Íslendingabók and Landnámabók
An interview with Eiríkur Sturla Olafsson
– What is reported in the books Íslendingabók and Landnámabók?
– Íslendingabók is shorter and only 29 pages. Landnámabók is about 330 pages long. They were written between 1122 and 1133 by Ari, the Wise. He was a member of the clergy and, by then, established in Iceland. The books are about the first settlers in Iceland, who supposedly came to the country in the years between 870 and 874. This means the books were written, nearly, 300 years after the first settlements actually took place. Íslendingabók describes the first contacts of the Nordic people with the country, as being told via tales and other oral stories, but not in any written form. The fact that these reports have been documented only after the Church has been established in Iceland, may also be seen as a political strategy to document which person, who allegedly took on Christianity, has now settled. By doing so, the Church expects to keep its rights towards various parts of the country. A more romantic interpretation of the book sees it as the first opportunity that Icelandic clergymen had, to establish a national identity. The first settlers, coming mostly from Norway and the British Isles, were of foreign descent. Three centuries later, the language had been preserved in Iceland although it was developing in other parts of Northern Europe. That may be seen as the first attempt to authenticate a cultural identity through literature, because it hadn’t been much written about it, by then.

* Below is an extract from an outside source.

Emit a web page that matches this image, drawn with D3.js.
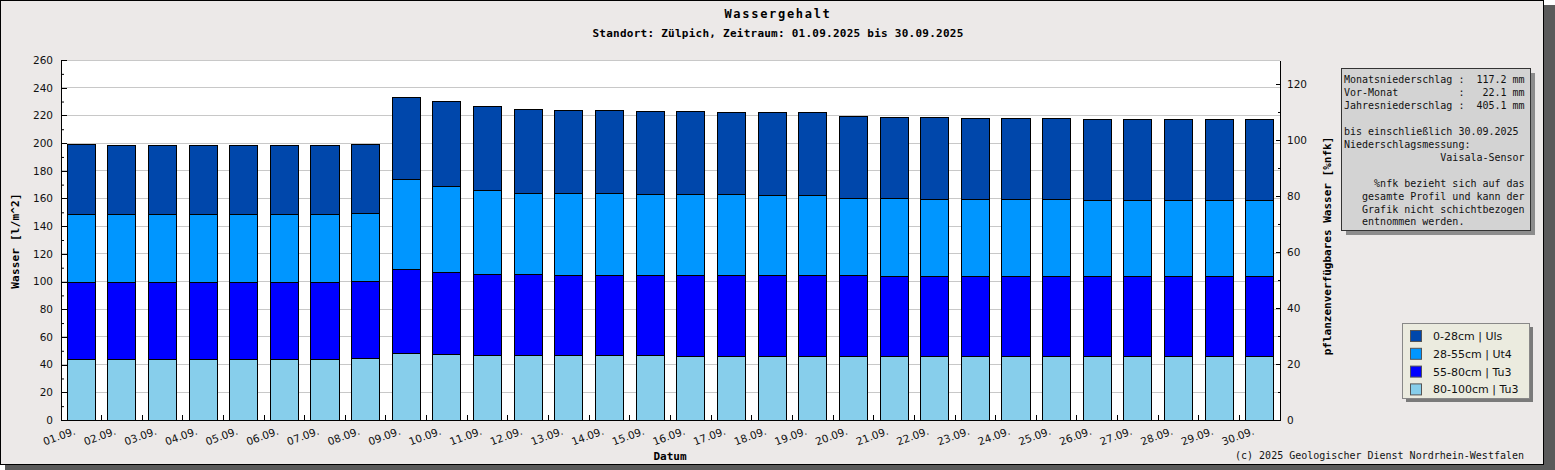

– What kind of discourse is there in the books?
– Íslendingabók and Landnámabók are strictly reports. What distinguishes them from other sources is that they try to make the most out of specific sources. They try to evaluate these sources and question if they should be taken for granted or not. Íslendingabók tells about the first people, who came to Iceland but didn’t settle. It contains the only text in the books, written as a tale, and therefore not supported by any facts, about Irish monks. Íslendingabók is a story that tells about the Icelandic settlement, being the reasons for it mostly originated by the conflict with the Norwegian king, at the time, Harald I. It tries to describe what triggered people overseas, heading to Iceland, indeed, a very paranoid journey. Landnámabók is longer and written in more detail. It describes each settlement with a genealogical documentation, in a rather dry way, not caring about the reasons why people decided to move to Iceland, which dealt mostly with political discontentment towards the new king of Norway. At the time, Norway just became a kingdom. Before it was organised in a feudal structure of fjords. This is, in a way, how the myth of independent Icelandic people was born. Icelanders still look back to this moment in history to justify their independence, which is also one of the reasons why Iceland doesn’t want to join the European Union.

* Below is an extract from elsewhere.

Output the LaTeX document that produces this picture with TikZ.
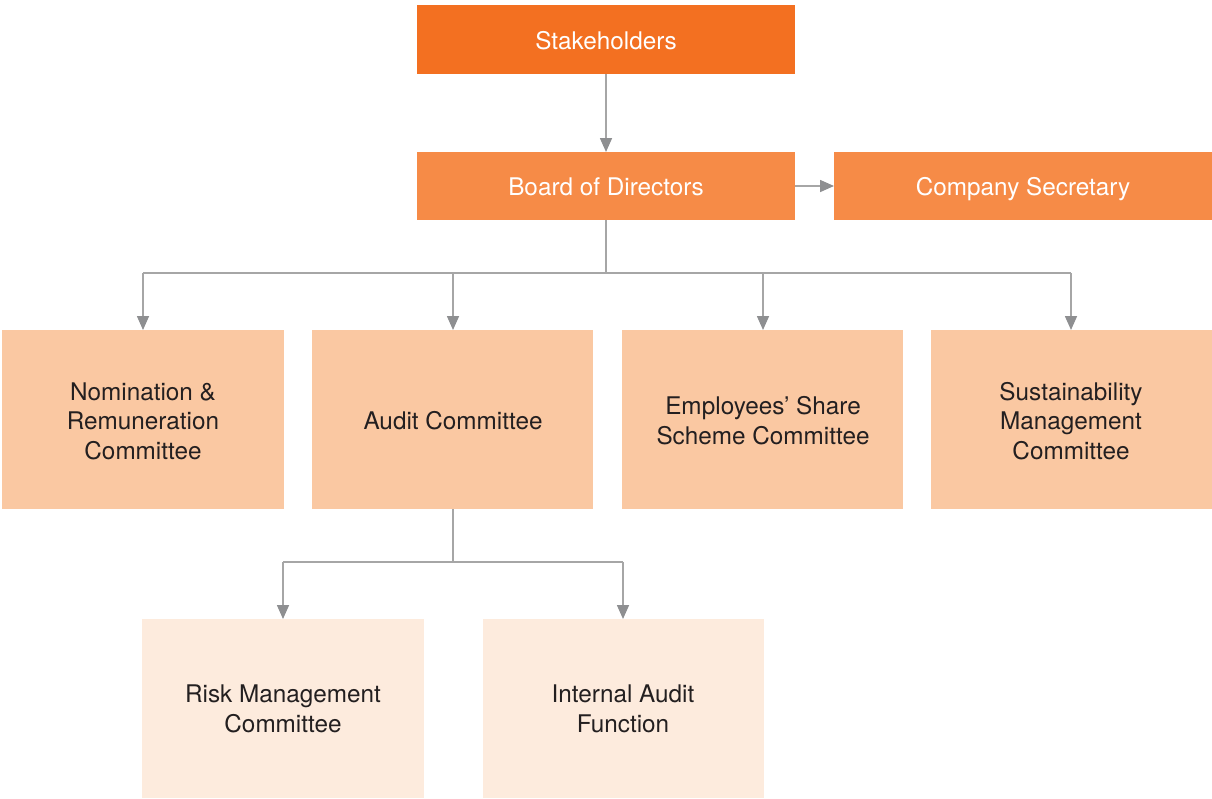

– Religion does not play a significant role in the settlement, which seems to be rather a political investment.
– Not until later. At the beginning of the settlement, Christianity hasn’t started to establish in Iceland. Only with the first christian kings in Norway, religion became a remarkable compromise between the kingdom and the people in Iceland. The settlers were, by then, allowed to believe in the hidden gods but should not manifest it in public. Christianity doesn’t become a major device of ruling until the Middle Ages, when most of Icelanders take on the Lutheran Church. At the time, the first disputes between Catholicism and Protestantism started. The first Icelandic Bishop was founded in 1056, which means 56 years after Christianity has officially started in Iceland. The second Bishop was established in 1106 and lead ultimately to tribe wars. One can discuss, whether it was religion as such, that triggered the disputes or if people would use religion as a power device to state their will.
– In what other ways did the settlement influence Icelandic culture besides the production of ideological values, such as independence?
– Independence always shines through everything. Although, poetry is a big part of Icelandic nationality, as well. Icelanders define themselves, more than other nations, through language. Portuguese, for instances, is spoken in other countries like Brazil or Mozambique. It has, therefore, an international value, while Icelandic is spoken strictly in Iceland and a few villages in Canada, where a specific dialect developed, in response to the migration to the West, in the 19th Century. Icelanders are very much focused on their language and yet again through the language, they are proud of their alleged independence, which takes the form of poetry, not in the Landnámabók but, for example, in the Icelandic Sagas and Eddas. These forms of literature, along with the settlement, offer archetypes for the Icelandic independence.
– In the book by Haldór Laxness “Independent People”, we get a very precise view of Bjartur’s life style. How much of a settler is Bjartur?
– The book is brilliant in two ways: firstly, for those who share an independent, nationalist thinking, they will find in the book an exact representation of these thoughts; secondly, the skeptics of these same national values, maintained by an old-school tradition, and those who look abroad, will see in Bjartur a caricature of this same Icelandic independent thinking. I, personally, think he is a sad man, confused, who has been polluted by values that he doesn’t understand. He incorporates the free man of Iceland, who would rather go down, than be anybody’s servant. On the other hand, the reason, why he goes down in his life, is because he refuses to take the world as it is and seek corporation, in order to achieve his goals. He is, actually, both a hero because he is the independent man and an anti-hero because he overdoes it. In this sense, this book can be read in, at least, two different ways.